CarPlay may constantly disconnect, but the hill assist has been reassuringly reliable.
I have a 25 Mazda3 that I just love. It has the “brake hold” button which works amazing for hill starts.
Agree!
At some point in the next few years, I’m hoping to add a sporty car w/ a manual to the mix. SI / Integra, GR86/BRZ are kind of where I keep landing. CT5-V if I come into some money haha.
Thanks for the review!
If I had to have manual then N. If I had to have Honda then Hybrid. If I had to have AWD then WRX.
Hybris is sooooo good
You know what killed the Si for me last year? Driving the Hybrid back to back and realizing the Si just didn’t have quite enough extra fun factor (especially requiring premium fuel, IIRC, which is over a dollar more here). The Hybrid does almost everything really well, and with substantially better economy. It was a hard truth I had to face…
Si…fuera menos costoso.
Si…tuviera dinero ilimitado.
Si…my mujer no tuviera que conducirlo de vez en cuando.
Quizas, quizas, quizas…
I’m of the opposite opinion, the extra fun factor of the Si more than made up for the fuel economy difference (which turns out isn’t that vast). My Si has a 36 mpg lifetime average and gets up over 45 mpg on long highway trips. The hybrid may get 50+ mpg but downshifting, hitting a corner, and feeling the limited slip diff working to put the power down is awesome.
hybrid mileage is cool, replacing the manual with a CVT… not so much.
When I was shopping for a car last month, I drove the Civic Si and really, really liked it. It was between that and a Mazda 3 Sport GT 6-speed. I wound up going with the Mazda not due to any fault of the Civic so much as I really prefer having a hatchback to a sedan. Give me a Civic Si hatchback, and I likely would have made a different choice.
I mostly agree…and to the same comment I made above, the Hybrid is a lot sportier now and is available in both bodystyles, with several trims. I think the Si really needs to “lean into” being more different to separate it a little more. Compact wagon, even. AWD?

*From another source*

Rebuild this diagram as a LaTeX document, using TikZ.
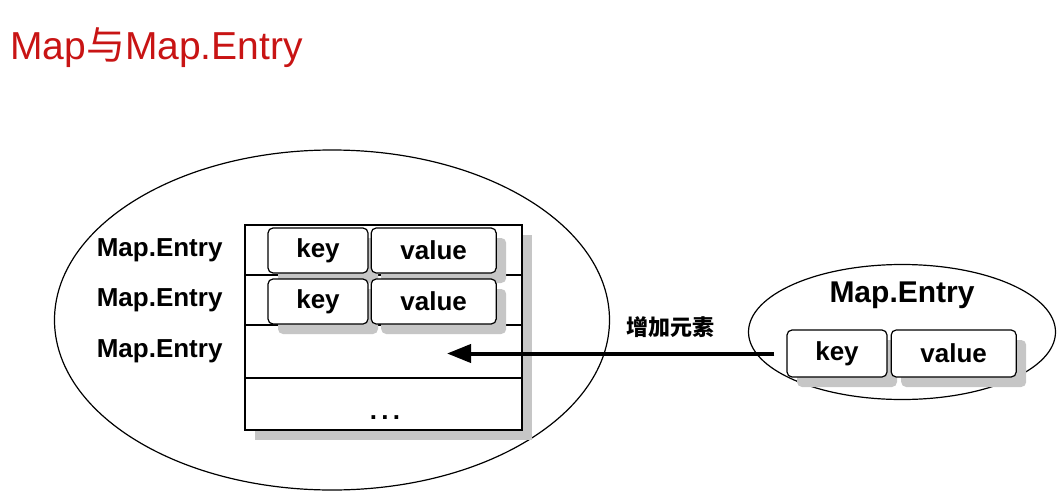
\documentclass[tikz,border=0pt]{standalone}
\usepackage{fontspec}
\setmainfont{Liberation Sans}
\newfontfamily\cjk{Noto Sans CJK SC}
\usepackage{tikz}
\usetikzlibrary{positioning,arrows.meta,shapes.geometric,shadows}
\definecolor{titlered}{RGB}{200,20,20}

\begin{document}
\begin{tikzpicture}[x=1pt, y=-1pt,
      every node/.style = {font=\bfseries\fontsize{26}{30}\selectfont},
      oval/.style   = {ellipse, draw, line width=1.2pt},
      tblrow/.style = {rectangle, draw, fill=white, line width=1.5pt,
                       minimum width=277pt, inner sep=0pt, outer sep=0pt},
      kvbox/.style  = {rectangle, draw, rounded corners=5pt, fill=white,
                       line width=1.2pt, minimum height=45pt, inner sep=0pt,
                       drop shadow={shadow xshift=10pt, shadow yshift=-10pt,
                                    fill=gray!45, opacity=1}},
      addarrow/.style = {-{Triangle[length=24pt,width=18pt]}, line width=4pt}
    ]
    \useasboundingbox (0,0) rectangle (1059,500);

    % title
    \node[anchor=west, font=\fontsize{39}{44}\selectfont, text=titlered,
          inner sep=0pt] (title) at (10,48) {Map{\cjk 与}Map.Entry};

    % the map
    \node[oval, minimum width=555pt, minimum height=340pt] (map) at (332,320) {};
    \node[tblrow, minimum height=205pt,
          drop shadow={shadow xshift=10pt, shadow yshift=-10pt,
                       fill=gray!45, opacity=1}] (tbl) at (383.5,327.5) {};
    \node[tblrow, minimum height=50pt] (row1) at (383.5,250) {};
    \node[tblrow, minimum height=50pt, below=0pt of row1] (row2) {};
    \node[tblrow, minimum height=53pt, below=0pt of row2] (row3) {};
    \node[tblrow, minimum height=52pt, below=0pt of row3] (row4) {};
    \node (dots) at (385,418) {.\,.\,.};

    \node[left=19pt of row1] (lbl1) {Map.Entry};
    \node[left=19pt of row2] (lbl2) {Map.Entry};
    \node[left=19pt of row3] (lbl3) {Map.Entry};

    \node[kvbox, minimum width=100pt] (key1) at (318,250.5) {key};
    \node[kvbox, minimum width=125pt, right=2pt of key1] (val1) {value};
    \node[kvbox, minimum width=100pt] (key2) at (318,301.5) {key};
    \node[kvbox, minimum width=125pt, right=2pt of key2] (val2) {value};

    % the new entry
    \node[oval, minimum width=307pt, minimum height=135pt] (entry) at (902,332) {};
    \node[font=\bfseries\fontsize{30}{34}\selectfont] (etitle) at (902,295) {Map.Entry};
    \node[kvbox, minimum width=100pt, minimum height=47pt] (key3) at (837,353.5) {key};
    \node[kvbox, minimum width=125pt, minimum height=47pt,
          right=3pt of key3] (val3) {value};

    \coordinate (slot) at (447,353.5);
    \draw[addarrow] ([xshift=-12pt]key3.west) -- (slot);
    \node[font=\cjk\bfseries\fontsize{22}{26}\selectfont] (addlbl) at (670,327) {增加元素};
  \end{tikzpicture}
\end{document}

+1, though the now-dropped Sport Touring manual hatch did the trick for me, since I didn’t really need the sport extras. There’s always the Integra but I had a hard time seeing 5-6k more value over the Touring hatch, and another couple grand over that vs. an Si for the sake of a hatch. The hybrid like Ash mentioned would be the direction I’d lean if I were to give up a manual and honestly I was thinking seriously about it, but I did want one more round of rowing my own.
The CTR is a hatchback, right?
I can’t figure out why the Si can’t be a hatch, too.
It makes no sense.
The hatch rocks
I haven’t driven the Hyundai or the current Si. I have driven the Civic Type-R and it is an amazingly good car. So much better than any FWD car has a right of being. Much better than the 2017 GTI and 2018 Golf R I have owned. It is also the only current car that drives so nicely I would swap for my current Miata for one. The R is also a hatchback.
I think the Honda is a much better-looking car, and the Honda shifters are hard to beat. I don’t have any particular brand loyalty, but I would still lean to the Honda based on all the above, and my guess is that it will both hold its value and be at lower risk for mechanical issues down the line.
The Type R is absolutely killer
I drive a daily Miata, and it is the only practical car I would really consider. Plus, the hatchback is truly a benefit. For that reason, the Hyundai would likely lose out to the GTI or Golf R as well.